DO THIS ::
Begin with the first line of the material and copy each line word for word through the line that contains "100, 110, 120, 130, 140, 150, 160, 170, 180, 190, 200]"; the pictures are left out.

DATASET EXTRACT ::
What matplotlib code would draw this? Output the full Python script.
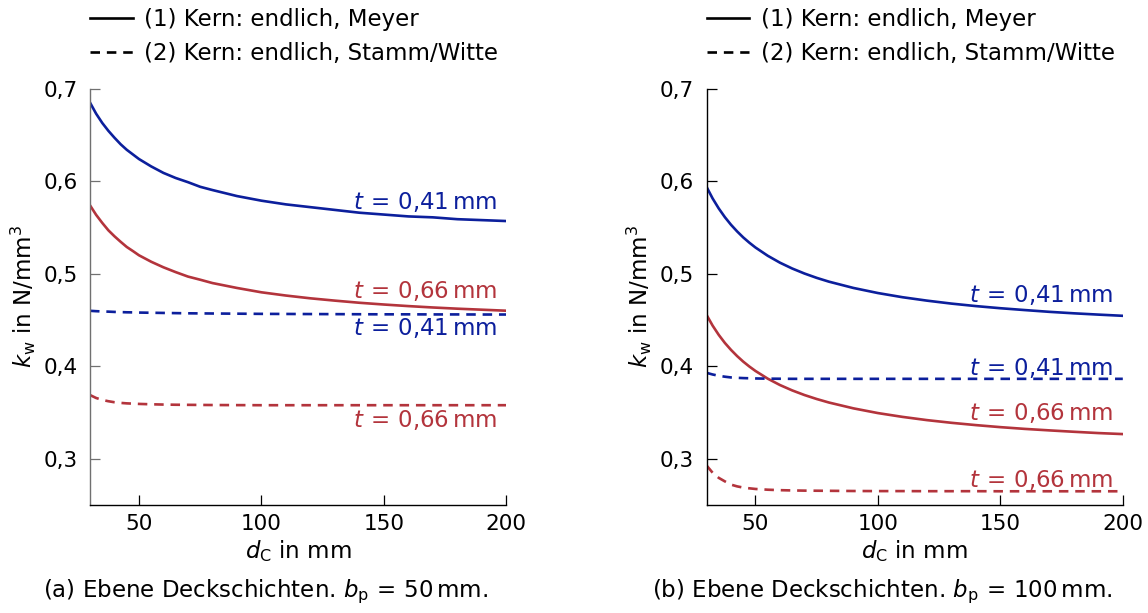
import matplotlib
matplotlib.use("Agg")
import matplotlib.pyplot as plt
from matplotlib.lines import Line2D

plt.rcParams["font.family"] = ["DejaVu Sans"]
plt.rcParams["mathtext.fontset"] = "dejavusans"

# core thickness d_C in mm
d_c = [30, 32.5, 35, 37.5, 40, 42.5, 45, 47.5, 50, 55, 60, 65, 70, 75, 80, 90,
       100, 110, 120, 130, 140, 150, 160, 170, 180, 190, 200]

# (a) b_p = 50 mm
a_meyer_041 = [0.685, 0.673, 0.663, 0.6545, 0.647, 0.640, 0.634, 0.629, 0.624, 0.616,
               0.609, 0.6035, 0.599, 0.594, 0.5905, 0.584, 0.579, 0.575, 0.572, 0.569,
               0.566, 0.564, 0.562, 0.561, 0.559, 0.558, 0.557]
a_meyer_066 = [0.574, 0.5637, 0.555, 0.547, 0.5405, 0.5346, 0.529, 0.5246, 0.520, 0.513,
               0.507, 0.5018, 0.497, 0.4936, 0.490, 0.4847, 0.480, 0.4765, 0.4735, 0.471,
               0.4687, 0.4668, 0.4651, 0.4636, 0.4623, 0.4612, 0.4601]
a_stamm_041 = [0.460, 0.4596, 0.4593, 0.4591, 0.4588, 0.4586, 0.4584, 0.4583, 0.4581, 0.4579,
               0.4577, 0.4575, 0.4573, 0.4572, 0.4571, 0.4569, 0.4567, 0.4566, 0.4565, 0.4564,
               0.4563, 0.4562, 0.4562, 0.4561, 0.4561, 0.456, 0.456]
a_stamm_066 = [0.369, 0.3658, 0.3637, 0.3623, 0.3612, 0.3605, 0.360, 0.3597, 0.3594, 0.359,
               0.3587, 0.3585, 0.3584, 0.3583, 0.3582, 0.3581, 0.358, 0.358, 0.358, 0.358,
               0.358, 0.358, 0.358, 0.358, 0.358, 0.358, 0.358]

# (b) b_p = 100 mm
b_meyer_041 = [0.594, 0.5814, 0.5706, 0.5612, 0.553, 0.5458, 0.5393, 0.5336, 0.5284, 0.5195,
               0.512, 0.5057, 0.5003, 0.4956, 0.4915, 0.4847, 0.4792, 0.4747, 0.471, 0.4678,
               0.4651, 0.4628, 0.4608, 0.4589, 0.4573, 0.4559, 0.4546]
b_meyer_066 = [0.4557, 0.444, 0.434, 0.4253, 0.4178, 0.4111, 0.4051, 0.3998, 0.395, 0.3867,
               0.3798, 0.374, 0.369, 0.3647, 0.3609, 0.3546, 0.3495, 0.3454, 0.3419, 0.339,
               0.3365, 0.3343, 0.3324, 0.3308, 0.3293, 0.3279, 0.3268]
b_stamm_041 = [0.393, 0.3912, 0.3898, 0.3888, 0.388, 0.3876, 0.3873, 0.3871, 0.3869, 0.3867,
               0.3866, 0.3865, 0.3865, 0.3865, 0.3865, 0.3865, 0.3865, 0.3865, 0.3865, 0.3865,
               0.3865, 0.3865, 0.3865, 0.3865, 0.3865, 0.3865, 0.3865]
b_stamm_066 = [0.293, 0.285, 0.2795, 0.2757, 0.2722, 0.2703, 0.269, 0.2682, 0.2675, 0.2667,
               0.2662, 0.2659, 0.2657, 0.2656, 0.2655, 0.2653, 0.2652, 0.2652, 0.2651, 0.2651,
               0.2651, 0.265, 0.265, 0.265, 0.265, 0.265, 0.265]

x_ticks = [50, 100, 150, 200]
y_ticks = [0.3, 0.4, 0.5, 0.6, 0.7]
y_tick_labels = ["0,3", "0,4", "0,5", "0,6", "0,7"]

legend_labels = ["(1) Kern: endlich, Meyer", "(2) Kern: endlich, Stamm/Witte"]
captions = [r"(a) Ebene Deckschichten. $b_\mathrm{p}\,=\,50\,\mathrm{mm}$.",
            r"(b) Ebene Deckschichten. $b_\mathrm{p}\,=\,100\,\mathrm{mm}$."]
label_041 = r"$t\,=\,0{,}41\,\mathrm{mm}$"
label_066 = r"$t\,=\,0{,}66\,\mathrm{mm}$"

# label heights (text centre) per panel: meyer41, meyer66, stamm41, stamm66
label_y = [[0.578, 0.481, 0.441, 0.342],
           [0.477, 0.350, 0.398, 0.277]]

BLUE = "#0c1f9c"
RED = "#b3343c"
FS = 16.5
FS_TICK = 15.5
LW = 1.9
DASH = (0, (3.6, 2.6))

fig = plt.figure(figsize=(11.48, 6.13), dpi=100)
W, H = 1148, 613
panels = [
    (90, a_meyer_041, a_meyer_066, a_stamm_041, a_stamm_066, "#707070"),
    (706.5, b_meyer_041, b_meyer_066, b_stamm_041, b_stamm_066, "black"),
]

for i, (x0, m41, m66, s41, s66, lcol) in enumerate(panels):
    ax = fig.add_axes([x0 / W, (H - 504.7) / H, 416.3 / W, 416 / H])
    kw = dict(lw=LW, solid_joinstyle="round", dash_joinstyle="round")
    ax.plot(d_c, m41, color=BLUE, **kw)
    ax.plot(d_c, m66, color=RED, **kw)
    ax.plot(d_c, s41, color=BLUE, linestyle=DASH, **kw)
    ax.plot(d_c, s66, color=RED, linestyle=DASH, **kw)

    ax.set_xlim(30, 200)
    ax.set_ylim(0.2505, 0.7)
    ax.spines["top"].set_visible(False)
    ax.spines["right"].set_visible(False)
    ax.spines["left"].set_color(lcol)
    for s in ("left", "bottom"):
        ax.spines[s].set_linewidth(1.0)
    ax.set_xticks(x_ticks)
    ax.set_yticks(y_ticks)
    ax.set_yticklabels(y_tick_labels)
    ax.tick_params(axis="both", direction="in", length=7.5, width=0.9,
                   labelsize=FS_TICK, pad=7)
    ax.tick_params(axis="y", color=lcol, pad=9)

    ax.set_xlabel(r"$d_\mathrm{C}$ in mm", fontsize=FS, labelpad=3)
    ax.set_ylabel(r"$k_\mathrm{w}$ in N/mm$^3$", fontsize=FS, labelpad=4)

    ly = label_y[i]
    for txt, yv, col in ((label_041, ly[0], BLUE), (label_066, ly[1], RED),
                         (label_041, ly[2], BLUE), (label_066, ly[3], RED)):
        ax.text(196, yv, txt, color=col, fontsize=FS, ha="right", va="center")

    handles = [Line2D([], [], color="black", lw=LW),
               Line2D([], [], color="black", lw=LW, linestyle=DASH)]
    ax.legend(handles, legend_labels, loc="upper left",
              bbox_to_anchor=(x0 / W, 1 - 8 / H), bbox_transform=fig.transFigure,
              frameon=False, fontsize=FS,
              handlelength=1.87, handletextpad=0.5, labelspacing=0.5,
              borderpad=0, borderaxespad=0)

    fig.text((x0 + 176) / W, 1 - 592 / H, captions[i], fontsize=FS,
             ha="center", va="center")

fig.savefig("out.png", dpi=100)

RESPONSE BELOW ::
What matplotlib code would draw this? Output the full Python script.
import matplotlib
matplotlib.use("Agg")
import matplotlib.pyplot as plt
from matplotlib.lines import Line2D

plt.rcParams["font.family"] = ["DejaVu Sans"]
plt.rcParams["mathtext.fontset"] = "dejavusans"

# core thickness d_C in mm
d_c = [30, 32.5, 35, 37.5, 40, 42.5, 45, 47.5, 50, 55, 60, 65, 70, 75, 80, 90,
       100, 110, 120, 130, 140, 150, 160, 170, 180, 190, 200]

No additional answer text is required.